Piacenza's metalworking and capital-goods district is export-oriented, technically sophisticated, and organised around SMEs. These firms produce hydraulic systems, lifting equipment, CNC-machined components, and specialised industrial machinery for international buyers. They are pushing hard toward Industry 4.0 adoption: automation, predictive maintenance, IoT-enabled production lines. But the leaders who can run a digital transformation inside a family-owned 80-person manufacturer are not the same people who can do it inside a multinational. They are rarer, harder to identify, and almost never actively looking. The district's export consortia and local industry bodies help with internationalisation, but they cannot solve the search problem at director level.
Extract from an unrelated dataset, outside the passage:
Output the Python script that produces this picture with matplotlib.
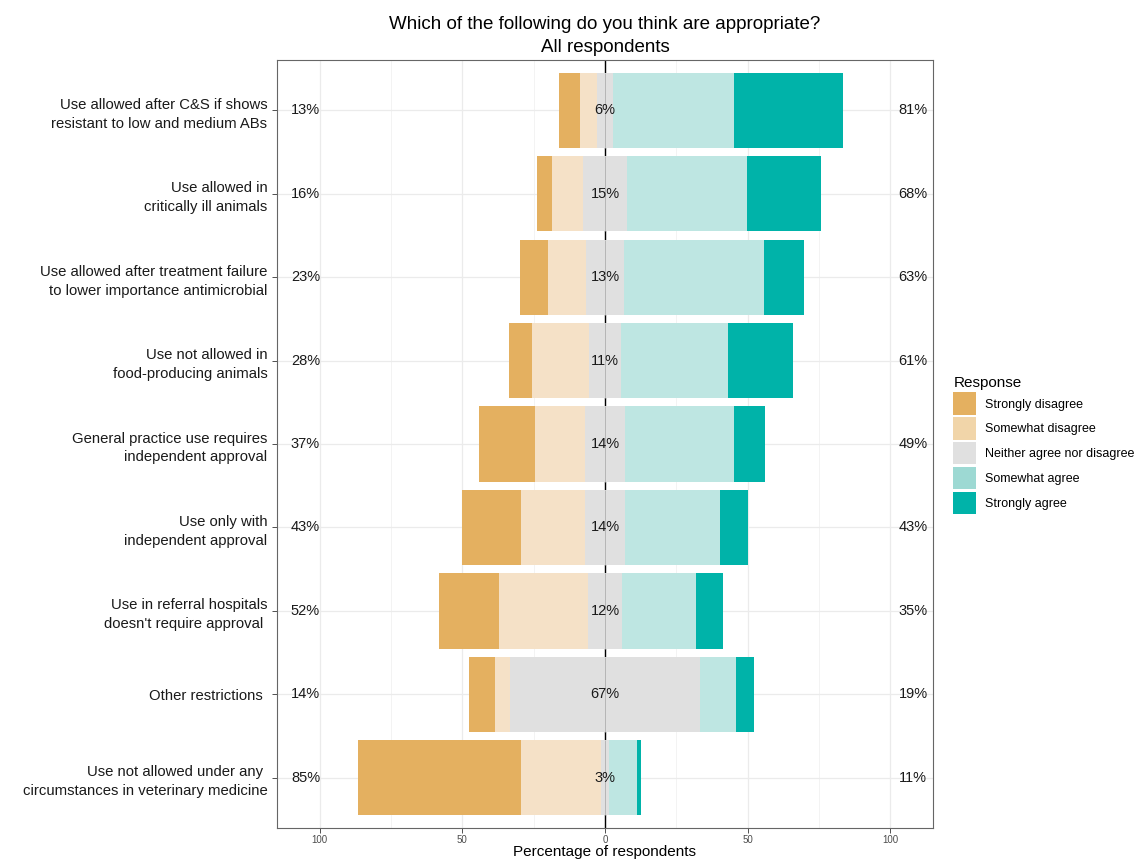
import matplotlib
matplotlib.use("Agg")
import matplotlib.pyplot as plt
from matplotlib.patches import Patch
import numpy as np

plt.rcParams["font.family"] = ["Liberation Sans", "DejaVu Sans"]

# items, top to bottom
items = [
    "Use allowed after C&S if shows\nresistant to low and medium ABs",
    "Use allowed in\ncritically ill animals",
    "Use allowed after treatment failure\nto lower importance antimicrobial",
    "Use not allowed in\nfood-producing animals",
    "General practice use requires\nindependent approval",
    "Use only with\nindependent approval",
    "Use in referral hospitals\ndoesn't require approval ",
    "Other restrictions ",
    "Use not allowed under any \ncircumstances in veterinary medicine",
]
responses = ["Strongly disagree", "Somewhat disagree", "Neither agree nor disagree",
             "Somewhat agree", "Strongly agree"]

# percentage of respondents per response level
strongly_disagree = [7.2, 5.3, 9.8, 8.2, 19.6, 20.5, 21.0, 8.9, 57.1]
somewhat_disagree = [6.0, 10.9, 13.4, 20.1, 17.4, 22.5, 31.2, 5.3, 28.0]
neutral = [5.8, 15.2, 13.3, 10.9, 14.0, 14.0, 12.2, 66.8, 3.0]
somewhat_agree = [42.5, 42.2, 49.1, 37.8, 38.4, 33.2, 25.8, 12.7, 9.6]
strongly_agree = [38.2, 26.1, 13.9, 22.8, 10.6, 9.8, 9.4, 6.1, 1.5]

bar_colors = ["#E4B060", "#F5E1C7", "#E0E0E0", "#BEE6E2", "#00B3A9"]
key_colors = ["#E4B060", "#F1D5A9", "#E0E0E0", "#9DD9D3", "#00B3A9"]

sd = np.array(strongly_disagree)
swd = np.array(somewhat_disagree)
nt = np.array(neutral)
swa = np.array(somewhat_agree)
sa = np.array(strongly_agree)

fig = plt.figure(figsize=(11.37, 8.59), dpi=100)
ax = fig.add_axes([0.2436, 0.0361, 0.577, 0.894])

y = np.arange(len(items))[::-1] + 1
bar_h = 0.9
segments = [sd, swd, nt, swa, sa]
start = -(sd + swd + nt / 2)
ax.axvline(0, color="black", lw=1.0, zorder=1)
for seg, col in zip(segments, bar_colors):
    ax.barh(y, seg, left=start, height=bar_h, color=col, linewidth=0, zorder=2)
    start = start + seg
# zero line shows faintly through the bars
ax.vlines(np.zeros(len(y)), y - bar_h / 2, y + bar_h / 2, color="#B5B5B5", lw=0.7, zorder=3)

for yi, l, m, r in zip(y, sd + swd, nt, swa + sa):
    ax.text(-105, yi, f"{l:.0f}%", ha="center", va="center", fontsize=10.5, color="#1a1a1a")
    ax.text(0, yi, f"{m:.0f}%", ha="center", va="center", fontsize=10.5, color="#1a1a1a", zorder=4)
    ax.text(108, yi, f"{r:.0f}%", ha="center", va="center", fontsize=10.5, color="#1a1a1a")

ax.set_xlim(-115, 115)
ax.set_ylim(0.4, len(items) + 0.6)
ax.set_yticks(y)
ax.set_yticklabels(items, fontsize=10.7, color="#1a1a1a", multialignment="right",
                   linespacing=1.45)
ax.set_xticks([-100, -50, 0, 50, 100])
ax.set_xticklabels(["100", "50", "0", "50", "100"], fontsize=7, color="#4D4D4D")
ax.set_xticks([-75, -25, 25, 75], minor=True)
ax.tick_params(axis="both", which="major", length=3.5, width=0.6, color="#333333")
ax.tick_params(axis="x", which="minor", length=0)
ax.tick_params(axis="x", pad=1.5)
ax.grid(True, which="major", color="#EBEBEB", lw=0.9, zorder=0)
ax.grid(True, which="minor", axis="x", color="#F1F1F1", lw=0.6, zorder=0)
ax.set_axisbelow(True)
for sp in ax.spines.values():
    sp.set_color("#666666")
    sp.set_linewidth(0.8)

ax.set_xlabel("Percentage of respondents", fontsize=11, labelpad=0)
ax.set_title("Which of the following do you think are appropriate?\nAll respondents",
             fontsize=13.5, pad=6, linespacing=1.45)

handles = [Patch(facecolor=c, edgecolor="none", label=r) for c, r in zip(key_colors, responses)]
leg = fig.legend(handles=handles, title="Response", loc="upper left",
                 bbox_to_anchor=(0.834, 0.568), frameon=False, fontsize=9,
                 title_fontsize=11, handlelength=1.85, handleheight=2.38,
                 labelspacing=0.19, handletextpad=0.65, borderaxespad=0)
leg._legend_box.align = "left"

fig.savefig("out.png", dpi=100)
Piacenza's proximity to Milan is both an asset and a vulnerability. It makes the city accessible to national and international investors. It also means that many of the executives who could fill senior roles in Piacenza are physically located in Milan, working for competitors or for the Italian headquarters of global logistics and manufacturing firms. Reaching them requires a proposition that goes beyond compensation. It requires understanding what motivates a Milan-based supply chain director to consider relocating or commuting. Generic job postings do not answer that question. Direct headhunting does, because the conversation starts with the candidate's career, not the vacancy.
This is why a Go-To Partner approach matters in Piacenza. The market is small enough that a poorly run search process damages a client's reputation among a professional community where everyone knows everyone. And it is competitive enough that the hidden 80% of passive talent is the only pool worth fishing in.